In previous blogs, I mentioned Josei. I mentioned in my first What Is blog, that I would talk about Josei at some point. The problem though, was I don’t really have enough experience with the genre to make a blog on it. Still, I really want to talk about it so I’m gonna do it. This week, I going to cover Josei and its counterpart Seinen.
So, what is Josei and Seinen. Well to put it simply, they are more mature versions of Shojo and Shonen. If these genres were people, Shojo and Shonen would be high schoolers, while Josei and Seinen would be adults. This also makes sense in a way, as young adults are the targeted audience of these manga. I say manga specifically, because these two genres aren’t actually that main stream. Yeah, there might be that one really popular Seinen manga that gets adapted, but for the most part Shojo and Shonen take the spotlight. That doesn’t mean Josei and Seinen aren’t good, it’s just most of their readers are probably in their 20-30s… Now, your probably wondering why I would make such a big deal about the difference in audience? Well, I make a big deal about it because the content of the material can be quite different and clash with established trends in their teenage counterparts.
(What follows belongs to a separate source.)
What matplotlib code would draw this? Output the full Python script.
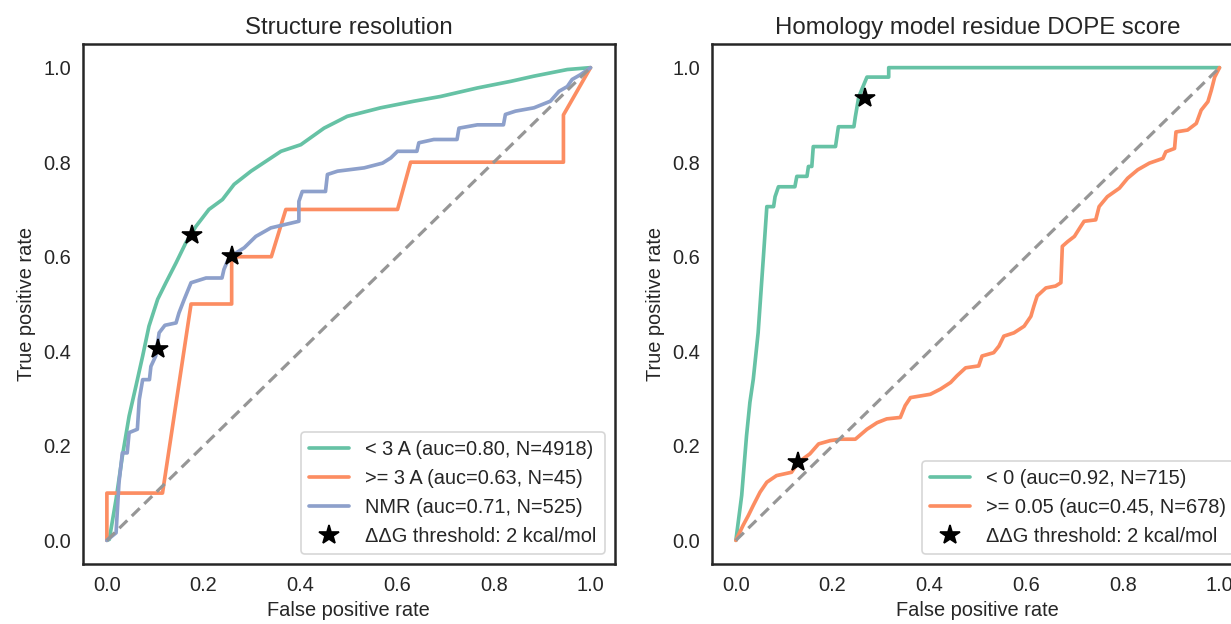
import matplotlib
matplotlib.use("Agg")
import matplotlib.pyplot as plt
import seaborn as sns

# ---- data ----
# left panel: structure resolution
res_lt3_fpr = [0.0, 0.005, 0.019, 0.032, 0.046, 0.060, 0.074, 0.087, 0.105, 0.122, 0.143, 0.163,
               0.184, 0.211, 0.239, 0.263, 0.298, 0.360, 0.401, 0.449, 0.497, 0.566, 0.635,
               0.690, 0.766, 0.835, 0.883, 0.952, 1.0]
res_lt3_tpr = [0.0, 0.002, 0.087, 0.178, 0.263, 0.326, 0.390, 0.453, 0.510, 0.545, 0.587, 0.629,
               0.664, 0.700, 0.721, 0.753, 0.781, 0.823, 0.837, 0.872, 0.897, 0.915, 0.929,
               0.939, 0.957, 0.971, 0.982, 0.996, 1.0]

res_ge3_fpr = [0.0, 0.0, 0.115, 0.174, 0.258, 0.258, 0.340, 0.370, 0.601, 0.628, 0.944, 0.944, 1.0]
res_ge3_tpr = [0.0, 0.1, 0.1, 0.5, 0.5, 0.6, 0.6, 0.7, 0.7, 0.8, 0.8, 0.9, 1.0]

nmr_fpr = [0.0, 0.019, 0.025, 0.032, 0.042, 0.046, 0.063, 0.067, 0.074, 0.088, 0.091, 0.101,
           0.108, 0.120, 0.143, 0.149, 0.160, 0.174, 0.205, 0.238, 0.242, 0.249, 0.267, 0.284,
           0.308, 0.339, 0.397, 0.397, 0.404, 0.452, 0.456, 0.477, 0.532, 0.570, 0.587, 0.601,
           0.641, 0.645, 0.676, 0.724, 0.728, 0.766, 0.820, 0.824, 0.845, 0.883, 0.917, 0.935,
           0.952, 0.962, 0.979, 1.0]
nmr_tpr = [0.0, 0.016, 0.122, 0.185, 0.185, 0.228, 0.235, 0.298, 0.340, 0.340, 0.368, 0.390,
           0.439, 0.455, 0.460, 0.481, 0.510, 0.545, 0.555, 0.555, 0.573, 0.590, 0.608, 0.619,
           0.643, 0.661, 0.675, 0.717, 0.738, 0.738, 0.774, 0.781, 0.788, 0.798, 0.809, 0.823,
           0.823, 0.841, 0.848, 0.848, 0.872, 0.879, 0.879, 0.901, 0.908, 0.915, 0.929, 0.950,
           0.960, 0.975, 0.985, 1.0]

res_labels = ["< 3 A (auc=0.80, N=4918)", ">= 3 A (auc=0.63, N=45)", "NMR (auc=0.71, N=525)"]
res_star_fpr = [0.177, 0.258, 0.105]
res_star_tpr = [0.647, 0.601, 0.404]

# right panel: homology model DOPE score
dope_neg_fpr = [0.0, 0.012, 0.022, 0.029, 0.036, 0.046, 0.057, 0.064, 0.078, 0.081, 0.088,
                0.122, 0.126, 0.147, 0.150, 0.157, 0.160, 0.206, 0.209, 0.212, 0.244, 0.247,
                0.254, 0.271, 0.316, 0.316, 1.0]
dope_neg_tpr = [0.0, 0.095, 0.221, 0.292, 0.341, 0.439, 0.601, 0.706, 0.706, 0.727, 0.748,
                0.748, 0.770, 0.770, 0.791, 0.791, 0.833, 0.833, 0.854, 0.875, 0.875, 0.896,
                0.938, 0.980, 0.980, 1.0, 1.0]

dope_pos_fpr = [0.0, 0.015, 0.026, 0.036, 0.050, 0.064, 0.084, 0.115, 0.129, 0.153, 0.171, 0.195,
                0.216, 0.247, 0.271, 0.292, 0.312, 0.340, 0.350, 0.361, 0.402, 0.423, 0.444,
                0.457, 0.475, 0.502, 0.509, 0.533, 0.544, 0.554, 0.575, 0.596, 0.610, 0.616,
                0.623, 0.641, 0.661, 0.672, 0.675, 0.686, 0.700, 0.713, 0.720, 0.744, 0.751,
                0.768, 0.793, 0.810, 0.831, 0.855, 0.883, 0.889, 0.907, 0.910, 0.934, 0.952,
                0.962, 0.976, 0.983, 0.990, 1.0]
dope_pos_tpr = [0.0, 0.032, 0.053, 0.074, 0.102, 0.123, 0.137, 0.144, 0.165, 0.183, 0.204, 0.211,
                0.214, 0.214, 0.235, 0.249, 0.257, 0.260, 0.285, 0.302, 0.309, 0.320, 0.334,
                0.348, 0.365, 0.369, 0.390, 0.397, 0.411, 0.432, 0.439, 0.453, 0.474, 0.495,
                0.517, 0.534, 0.538, 0.545, 0.622, 0.632, 0.643, 0.664, 0.675, 0.678, 0.706,
                0.727, 0.745, 0.766, 0.784, 0.798, 0.808, 0.822, 0.829, 0.864, 0.868, 0.882,
                0.910, 0.928, 0.952, 0.980, 1.0]

dope_labels = ["< 0 (auc=0.92, N=715)", ">= 0.05 (auc=0.45, N=678)"]
dope_star_fpr = [0.266, 0.128]
dope_star_tpr = [0.936, 0.166]

star_label = "\u0394\u0394G threshold: 2 kcal/mol"

sns.set_style("white")
plt.rcParams["font.family"] = ["Liberation Sans", "DejaVu Sans"]
colors = sns.color_palette("Set2")

fig = plt.figure(figsize=(1231 / 120, 624 / 120), dpi=120)
ax1 = fig.add_axes([82.7 / 1231, 60 / 624, 532 / 1231, 520 / 624])
ax2 = fig.add_axes([711.7 / 1231, 60 / 624, 532 / 1231, 520 / 624])


def draw_panel(ax, curves, labels, star_x, star_y, title):
    for (fpr, tpr), lab, c in zip(curves, labels, colors):
        ax.plot(fpr, tpr, color=c, lw=2.2, label=lab)
    ax.plot([0, 1], [0, 1], ls=(0, (3.5, 2)), color="#969696", lw=1.9)
    ax.plot(star_x, star_y, ls="none", marker="*", ms=12.5, color="black",
            label=star_label)
    ax.set_xlim(-0.05, 1.05)
    ax.set_ylim(-0.05, 1.05)
    ax.set_xticks([0, 0.2, 0.4, 0.6, 0.8, 1.0])
    ax.set_yticks([0, 0.2, 0.4, 0.6, 0.8, 1.0])
    ax.tick_params(labelsize=12)
    ax.set_xlabel("False positive rate", fontsize=12)
    ax.set_ylabel("True positive rate", fontsize=12)
    ax.set_title(title, fontsize=14.4)
    for sp in ax.spines.values():
        sp.set_linewidth(1.5)
        sp.set_color("#262626")
    ax.legend(loc="lower right", fontsize=12)


draw_panel(ax1,
           [(res_lt3_fpr, res_lt3_tpr), (res_ge3_fpr, res_ge3_tpr), (nmr_fpr, nmr_tpr)],
           res_labels, res_star_fpr, res_star_tpr, "Structure resolution")
draw_panel(ax2,
           [(dope_neg_fpr, dope_neg_tpr), (dope_pos_fpr, dope_pos_tpr)],
           dope_labels, dope_star_fpr, dope_star_tpr, "Homology model residue DOPE score")

fig.savefig("out.png", dpi=120)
What do I mean by clashing with established trends? Well, let me explain as I talk about Josei and Seinen individually. First up, Josei. Out of the two, this is probably the one I’m most well aquatinted with. However, even I tend to avoid this genre because the endings and drama aren’t really for me. Like I said above Shojo is Josei’s teenage counterpart, and that genre is practically all sunshine and rainbows compared to Josei. Both, genre still cover relationships as its main focus, but endings and levels of drama can be quite different. In Shojo, the main pair almost always gets together. Josei though, it follows a more realistic approach to romance. A classic example of this is a rag to riches story, the poor girl and rich guy kind. In Shojo, it’s pretty straight forward with some family drama. In Josei though? Oh boy, I don’t know why but authors in this genre like twisting the knife. In Josei, the classic girl ends up with guy, is much more complicated. Authors, like to keep you on your toes a lot more then Shojo and the main pair can switch on how the plot moves. Nothing is set in stone and plot twist are much more prominent. For example possibly other endings for the rags to riches story, is that their relationship never works out, they still see each other in secret but never get together, or some other guy comes along and sweeps away the girl. These are just examples but all very possible in Josei.
Next, up is Seinen… Right off the bat, I’d like to mention I’m not as well verse on the topic. Yeah, I have watched the popular Seinen anime like Tokyo Ghoul, but my brother could probably explain this genre better. Any how, the first thing that comes to mind when I think of Seinen is blood, and a lot of it. All of the Seinen manga I’ve read that I know off the top of my head have a lot of gore. Exploding bodies, decapitation, severe burns, that kind of stuff. Personally, I think that all the blood and guts are a bit much so I tend to avoid the genre. However, after a bit of research, I have recently learned that some of my favourite anime/manga/light novels are in fact Seinen. The one I was probably most surprised to see would likely be Spice and Wolf, an anime about a travelling merchant and his companion. So… I guess that Seinen can encompass a lot of topics, as long as it’s directed at the proper demographic. Still, for the most part I like to just view Seinen as a more mature version of Shonen with a lot of blood.
Now, we have come to the trends part of this blog. Honestly, I don’t really know what to put here, as I’ve already talked about the more popular trends in my Shojo and Shonen blogs. I guess for starters, because of their more realist and mature takes on their teenage counterparts, they can touch upon genres Shojo and Shonen can’t. Some basic examples are Tragedy, Angst, and Psychological. However, this doesn’t mean they can’t touch upon more lighthearted genres like Slice of Life or Romance. All in all, I don’t really know how I feel about these two genre as a whole. Instead, I like to look at each piece of work individually. For example, I really like Spice and Wolf and Usagi Drop. However, something like Tokyo Ghoul is just alright at the best of times in my opinion. In the end, I would like to explore these two genres a bit more and hopefully find manga that personally appeal to me.